LA REGIONE PUGLIA SI OCCUPERÀ DEL RIMPATRIO - Se dovessero arrivare la richiesta dei familiari della vittima e la documentazione necessaria da parte del Consolato del Gambia, per motivi umanitari, la Regione Puglia sarebbe disponibile a sostenere i costi del rimpatrio della salma di Amadou Jawo, il 22enne del Gambia che attendeva l'esito del ricorso contro il rigetto alla sua richiesta per ottenere lo status di rifugiato e ha deciso togliersi la vita lunedì scorso impiccandosi al cornicione del terrazzo dell’abitazione che condivideva con alcuni connazionali, a Castellaneta Marina (Taranto). E’ quanto riferiscono le associazioni Babele e Arci che hanno lanciato una raccolta fondi e avviato una interlocuzione con gli uffici regionali, precisando peraltro che stanno arrivando donazioni da tutta Italia e la cifra raccolta al momento è di 1070 euro.
«Ci sono dei passaggi da seguire e - spiega all’Ansa Enzo Pilò dell’associazione Babele - ci stiamo attivando per ottenere la documentazione dall’ambasciata. Oggi è giunto a Taranto il fratello di Amadou, che risiede in Italia, e potrà presentare a domanda di rimpatrio della salma nel villaggio del Gambia, dove risiedono gli altri familiari.

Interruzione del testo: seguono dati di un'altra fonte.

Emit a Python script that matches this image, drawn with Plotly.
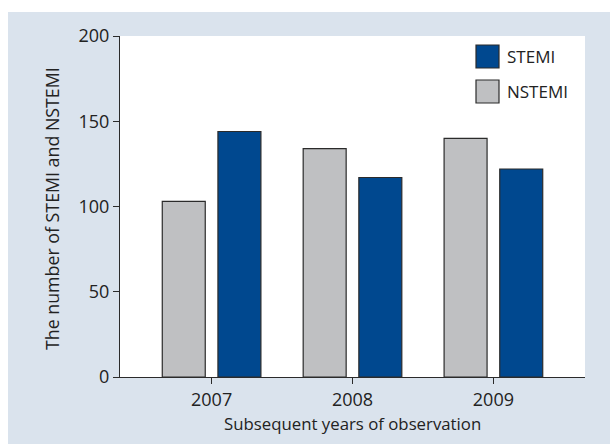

Ringraziamo la Regione per la disponibilità. Comunque la raccolta fondi prosegue e potremmo riuscire ugualmente nell’obiettivo: se dovessimo superare la cifra necessaria al trasporto, potremmo fare una donazione alla famiglia e comunque se la cifra dovesse essere importante si potrebbe pensare a un progetto per il villaggio del Gambia».
LE PAROLE DELL'UNHCR - «Garantire ai richiedenti asilo l'effettivo accesso ai servizi essenziali, incluse le misure di supporto psico-sociale». Lo chiede l’Unhcr, a proposito del caso di Amadou Jawo, 22 anni, originario del Gambia, che si è tolto la vita a Castellaneta Marina. «Secondo l’associazione che lo seguiva - rileva l’Alto Commissariato Onu - il giovane, che lavorava come bracciante agricolo, soffriva di un disagio psicologico. La sua domanda d’asilo aveva avuto un esito negativo e aveva presentato un ricorso, pur essendo disponibile ad un rimpatrio assistito». «Il suo gesto estremo - sostiene l’Unhcr - dovrebbe far riflettere sul carico di responsabilità e sofferenza che i giovani richiedenti asilo, siano essi uomini, donne o addirittura bambini, portano con sé dal momento della partenza dai Paesi di origine sino all’arrivo nei Paesi di accoglienza. Spesso - ricorda - pur non partendo per motivi di persecuzione, lasciano situazioni di povertà e disperazione, e intere comunità ripongono in loro la speranza di un futuro migliore». «E' molto frequente poi - prosegue l’Agenzia Onu - che il senso di colpa per non essere riusciti a soddisfare le aspettative sia troppo pesante e divenga impossibile pensare ad un ritorno sereno, nonostante la possibilità di usufruire di formule di rimpatrio assistito».